5. **Lock-free MPMC queue**
   Replace Odin's mutex-based channel with a custom multi-producer-single-consumer ring buffer using atomics. Eliminates all futex syscalls on the result-transport hot path.

   **Design**:
   - Fixed-capacity ring buffer of `[]u8` slots (cap = `2 * thread_count`, same as now)
   - Producer side: each worker atomic-CASes a `head` counter forward to claim a slot index, writes its batch, then sets a `ready` flag on the slot
   - Consumer side: atomic-load `head`, drains all ready slots up to `head`, writes to stdout, frees batches
   - Backpressure: if `head - tail >= cap`, producer spins/waits (yields via `sched_yield` or `futex` with private flag)
   - Close: atomic flag set by `walk_stream` after all workers joined; consumer drains remaining then exits

   **Alternative**: Use a per-producer SPSC queue (one ring per worker thread).
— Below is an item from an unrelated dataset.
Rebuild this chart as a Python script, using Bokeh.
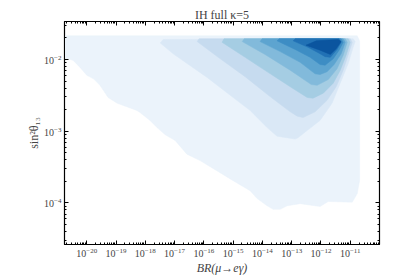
from bokeh.plotting import figure
from bokeh.models import Range1d, LogAxis, FixedTicker
from bokeh.embed import file_html
from bokeh.resources import INLINE

title_text = "IH full κ=5"
x_label = "BR(μ→eγ)"
y_label = "sin²θ₁₃"

# axis extents (log10)
x_lim_exp = [-20.76, -10.0]
y_lim_exp = [-4.58, -1.47]

# tick decades (log10) and minor multipliers
x_tick_exp = [-20, -19, -18, -17, -16, -15, -14, -13, -12, -11]
y_tick_exp = [-4, -3, -2]
minor_mult = [2, 3, 4, 5, 6, 7, 8, 9]

# filled contour levels, outermost first: vertices as log10(BR), log10(sin^2 theta13)
level_colors = ["#ebf3fb", "#dae8f6", "#c6dbef", "#a5cde3", "#82badb",
                "#5da4d0", "#3d8dc4", "#2171b5", "#0b559f"]

lvl1_x = [-20.74, -20.47, -20.23, -20.0, -19.77, -19.55, -19.27, -18.96, -18.29, -18.18,
          -17.84, -17.60, -17.32, -16.98, -16.58, -16.13, -15.56, -15.0, -14.42, -14.18,
          -13.84, -13.63, -13.39, -13.15, -12.71, -12.03, -11.75, -10.93, -10.76, -10.68,
          -10.68, -10.76, -20.74]
lvl1_y = [-1.98, -2.01, -2.11, -2.22, -2.27, -2.36, -2.53, -2.61, -2.71, -2.74,
          -2.85, -2.95, -3.05, -3.13, -3.32, -3.41, -3.55, -3.69, -3.83, -3.94,
          -4.04, -4.09, -4.09, -4.04, -4.01, -4.05, -3.98, -3.99, -3.87, -3.69,
          -1.74, -1.67, -1.67]

lvl2_x = [-17.49, -17.39, -10.90, -10.83, -10.90, -11.07, -11.34, -11.62, -12.03, -12.47,
          -12.78, -12.88, -13.02, -13.50, -13.84, -14.42, -15.0, -15.89, -17.05]
lvl2_y = [-1.77, -1.72, -1.71, -1.75, -1.83, -2.06, -2.33, -2.61, -2.85, -2.99,
          -3.09, -3.11, -3.10, -3.07, -2.95, -2.71, -2.53, -2.25, -1.92]

lvl3_x = [-16.23, -16.16, -11.0, -10.93, -11.04, -11.24, -11.48, -11.79, -12.20, -12.61,
          -12.81, -13.05, -13.73, -14.59, -15.44]
lvl3_y = [-1.75, -1.71, -1.71, -1.76, -1.90, -2.15, -2.38, -2.57, -2.73, -2.81,
          -2.79, -2.73, -2.52, -2.24, -1.99]

lvl4_x = [-15.38, -15.31, -11.07, -11.0, -11.14, -11.34, -11.58, -11.92, -12.27, -12.47,
          -13.05, -13.73, -14.59]
lvl4_y = [-1.76, -1.71, -1.71, -1.76, -1.94, -2.15, -2.33, -2.47, -2.54, -2.53,
          -2.38, -2.20, -1.97]

lvl5_x = [-14.69, -14.62, -11.17, -11.10, -11.24, -11.45, -11.75, -12.13, -12.33, -13.05, -13.91]
lvl5_y = [-1.75, -1.71, -1.71, -1.76, -1.94, -2.13, -2.28, -2.36, -2.35, -2.15, -1.93]

lvl6_x = [-14.08, -14.01, -11.24, -11.17, -11.31, -11.55, -11.79, -12.03, -12.20, -12.71, -13.39]
lvl6_y = [-1.75, -1.71, -1.71, -1.76, -1.92, -2.07, -2.17, -2.21, -2.20, -2.04, -1.89]

lvl7_x = [-13.50, -13.43, -11.31, -11.24, -11.38, -11.58, -11.86, -12.03, -12.37, -12.88]
lvl7_y = [-1.74, -1.71, -1.71, -1.76, -1.87, -1.99, -2.08, -2.07, -1.97, -1.86]

lvl8_x = [-12.95, -12.88, -11.38, -11.31, -11.45, -11.68, -11.86, -12.03, -12.44]
lvl8_y = [-1.74, -1.71, -1.71, -1.76, -1.86, -1.97, -1.96, -1.92, -1.83]

lvl9_x = [-12.51, -12.16, -11.41, -11.31, -11.48, -11.68, -12.03]
lvl9_y = [-1.80, -1.74, -1.72, -1.75, -1.85, -1.93, -1.87]

levels_x = [lvl1_x, lvl2_x, lvl3_x, lvl4_x, lvl5_x, lvl6_x, lvl7_x, lvl8_x, lvl9_x]
levels_y = [lvl1_y, lvl2_y, lvl3_y, lvl4_y, lvl5_y, lvl6_y, lvl7_y, lvl8_y, lvl9_y]

FONT = "Liberation Serif"


def make_ticker(decades, lo, hi):
    majors = [10.0 ** d for d in decades]
    minors = [m * 10.0 ** d for d in range(int(lo) - 1, int(hi) + 1) for m in minor_mult]
    return FixedTicker(ticks=majors, minor_ticks=minors)


x_ticker = make_ticker(x_tick_exp, x_lim_exp[0], x_lim_exp[1])
y_ticker = make_ticker(y_tick_exp, y_lim_exp[0], y_lim_exp[1])

p = figure(
    x_axis_type="log", y_axis_type="log",
    x_range=Range1d(10 ** x_lim_exp[0], 10 ** x_lim_exp[1]),
    y_range=Range1d(10 ** y_lim_exp[0], 10 ** y_lim_exp[1]),
    frame_width=315, frame_height=223,
    min_border_left=64, min_border_right=28, min_border_top=21, min_border_bottom=35,
    output_backend="svg", toolbar_location=None,
    title=title_text,
)
p.title.text_font = FONT
p.title.text_font_size = "12px"
p.title.text_font_style = "normal"
p.title.align = "center"
p.title.standoff = 0
p.title.offset = 0

for xs, ys, c in zip(levels_x, levels_y, level_colors):
    p.patch([10 ** v for v in xs], [10 ** v for v in ys],
            fill_color=c, line_color=c, line_width=0.5)

p.grid.visible = False
p.outline_line_color = "black"
p.outline_line_width = 1.2
p.background_fill_color = "white"
p.border_fill_color = "white"

for ax, tk in [(p.xaxis[0], x_ticker), (p.yaxis[0], y_ticker)]:
    ax.ticker = tk
    ax.major_tick_in = 4
    ax.major_tick_out = 0
    ax.minor_tick_in = 2
    ax.minor_tick_out = 0
    ax.major_label_text_font = FONT
    ax.major_label_text_font_size = "10px"
    ax.axis_label_text_font = FONT
    ax.axis_label_text_font_size = "12px"
    ax.major_label_standoff = 3
    ax.axis_label_standoff = 1
    ax.axis_line_color = "black"

p.xaxis[0].axis_label = x_label
p.xaxis[0].axis_label_text_font_style = "italic"
p.yaxis[0].axis_label = y_label
p.yaxis[0].axis_label_text_font_style = "normal"
p.yaxis[0].axis_label_standoff = 0

for side, tk in [("above", x_ticker), ("right", y_ticker)]:
    ax = LogAxis(ticker=tk)
    ax.major_tick_in = 4
    ax.major_tick_out = 0
    ax.minor_tick_in = 2
    ax.minor_tick_out = 0
    ax.major_label_text_font_size = "1px"
    ax.major_label_text_color = None
    ax.major_label_standoff = 0
    ax.axis_line_color = "black"
    p.add_layout(ax, side)

open("out.html", "w").write(file_html(p, INLINE))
Consumer round-robins across all N queues. No CAS on producer side — each worker writes to its own queue with only a `store` + fence. Consumer reads from each with a `load`. Trades simplicity for zero contention.

   **Risk**: Low. The API surface is small (`send`, `recv`, `close`). Can be swapped behind the existing `flush_batch` interface without touching `walk_worker` or `output_writer`. fd's `crossbeam_channel` proves lock-free MPMC is achievable.

   **Effort**: Medium. ~100-150 lines for the queue + a few tests. No changes to walker or main.

6. **Buffer/sort output mode** (fd's approach)
   Buffer up to 1000 results (or 100ms deadline), sort them, then switch to streaming. Gives sorted output for small searches without sacrificing throughput on large ones. fd's `ReceiverMode::Buffering → Streaming` pattern.

7. **Git index parsing**
   Parse `.git/index` binary format to show tracked dotfiles. Closes the 84-file correctness delta in cases 1/4. Last correctness gap.